Look at every curve of your body and admire every wrinkle, mark and scar.
Love your body and feel it empower you to love it even more through making decisions to help it stay or become even more lovable with every passing year.
Laughter is the tonic
So, torn by responsibility and all things asked from us in a day, we can fail to allow laughter to be our guide. We strive too much for completion and perfection. To have things done. To be able to move through life as we tick off the next ask that falls at our feet.
Women are often in service to family, extended family, children, school community, friends, neighbours, churches, peer groups, work, society and on it goes.
That will not stop until you do.
And it will not stop unless you take life less seriously.
Obligation is the point of pride we love about ourselves. But too much of it soon becomes a prison. To be tied down by a sense of service becomes subservience. In subservience, we lose our joy, our laughter and even ourselves.
You must stop. You must laugh.
When was the last time you said no to someone or something you didn’t have time or brain-space for? When was the last time you danced in the kitchen instead of cleaning it? When was the last time you twirled with the broom instead of using it? When was the last time you built a fort of confetti with the clean laundry instead of folding it?
Play. Love is built on play. It’s built on flirting with ideas and making light of the situation. It’s about looking at the absurdity of the things we do. And laughing at how uptight we might get about a soap dish or a messy room or a lack of juice in the fridge. It’s about remembering that feeling of allowing yourself to be bored or creative. Allowing time to dance past us as we lose ourselves. Get dirty, get happy and get away from making your situation always about being serious.

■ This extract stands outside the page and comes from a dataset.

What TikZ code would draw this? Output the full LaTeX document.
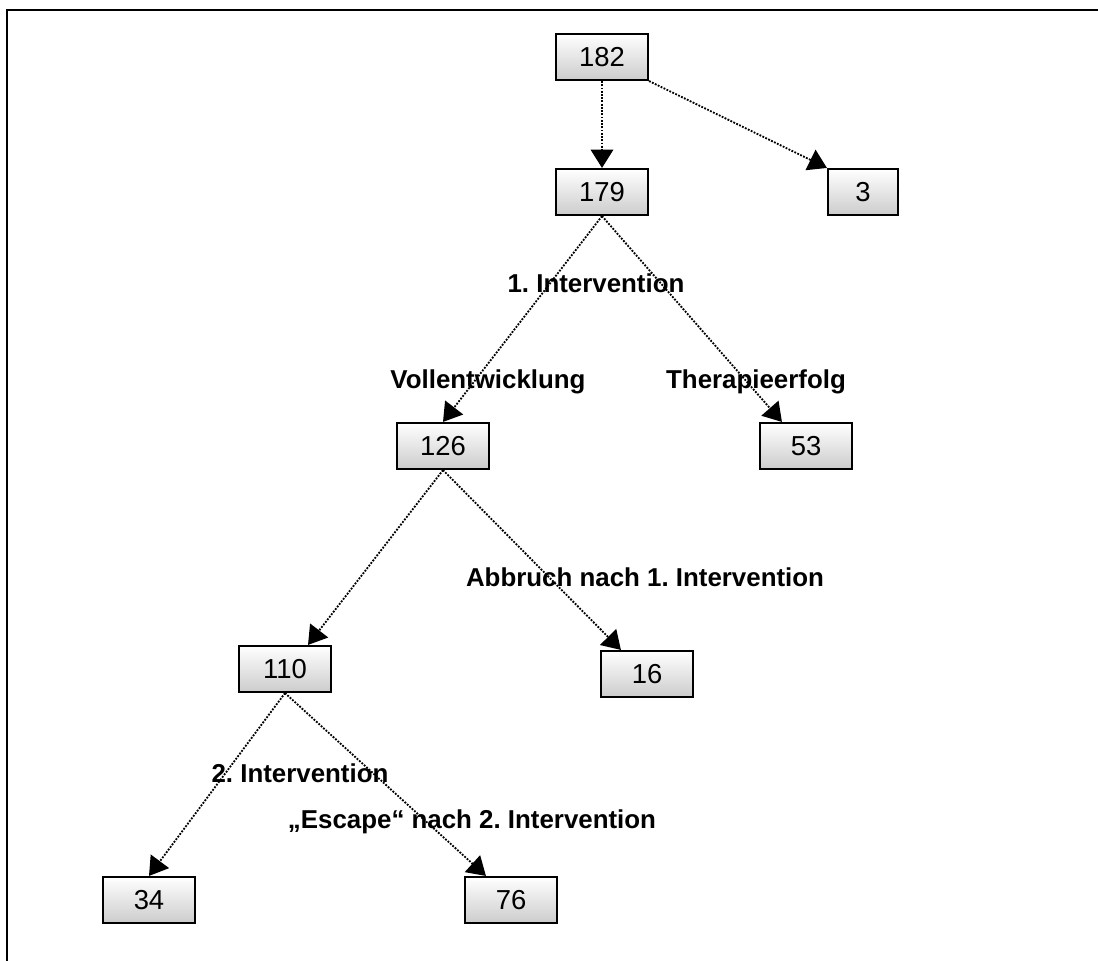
\documentclass[tikz,border=0pt]{standalone}
\usepackage{fontspec}
\setmainfont{Liberation Sans}
\usetikzlibrary{arrows.meta,calc}
\frenchspacing

\begin{document}
\begin{tikzpicture}[x=0.025cm, y=-0.025cm,
    box/.style={rectangle, draw, line width=1.5pt, top color=white, bottom color=black!20,
        minimum width=2.3cm, minimum height=1.15cm, font=\fontsize{19.5}{22}\selectfont},
    lbl/.style={inner sep=0pt, anchor=base, font=\fontsize{18.4}{22}\selectfont\bfseries},
    flow/.style={densely dotted, line width=1.3pt, -{Triangle[length=13pt,width=16pt]}}]
    \useasboundingbox (0,0) rectangle (1098,960);
    \draw [line width=1.4pt] (7,975) -- (7,10) -- (1115,10);

    % Define nodes
    \node [box] (all) at (602,57) {182};
    \node [box] (study) at (602,192) {179};
    \node [box, minimum width=1.75cm] (out) at (863,192) {3};
    \node [box] (full) at (443,446) {126};
    \node [box] (success) at (806,446) {53};
    \node [box] (second) at (285,669) {110};
    \node [box] (stop) at (647,674) {16};
    \node [box] (ok) at (149,900) {34};
    \node [box] (escape) at (511,900) {76};

    % Labels
    \node [lbl] (first) at (596,292) {1. Intervention};
    \node [lbl] (vollent) at (488,388) {Vollentwicklung};
    \node [lbl] (erfolg) at (756,388) {Therapieerfolg};
    \node [lbl] (abbruch) at (645,586) {Abbruch nach 1. Intervention};
    \node [lbl] (zweite) at (300,782) {2. Intervention};
    \node [lbl] (esc) at (472,828) {„Escape“ nach 2. Intervention};

    % Draw edges
    \draw [flow] (all.south) -- (study.north);
    \draw [flow] (all.south east) -- (out.north west);
    \draw [flow] (study.south) -- (full.north);
    \draw [flow] (study.south) -- ($(success.north west)+(23,0)$);
    \draw [flow] (full.south) -- ($(second.north)+(23,0)$);
    \draw [flow] (full.south) -- ($(stop.north west)+(21,0)$);
    \draw [flow] (second.south) -- (ok.north);
    \draw [flow] (second.south) -- ($(escape.north west)+(22,0)$);
\end{tikzpicture}
\end{document}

Enjoy the kids and their silly games. Do Pilates for fun, not for perfection. Eat a salad not through obligation but because you can sit cross-legged in front of Netflix, laughing.
Let yourself go every once and a while.
Remember to love you often
Put on that pretty dress and make your face up for no reason. Or wash it all off and admire casual you in a rustic old tee shirt. Say nice things to yourself. Leave love letters to you around the house where chores normally reside.
Love your body because it is the only one you have. Feel it challenge you as you lean and stretch and exercise. Massage the next day’s tired muscle. Admire it and cheer it on as it grows in confidence with movement and strength.
Rub your baby belly and watch as it grows and shifts, retreats and ebbs. Be proud of your round bottom, breasts that feed and then reduce.
Love you with all the heart and fierceness you give your children, partner and those you care deeply about.
Appreciate every little bit of thing that you do for the world and every way you see yourself. Even if sometimes, the self-talk, body and laughter fails you.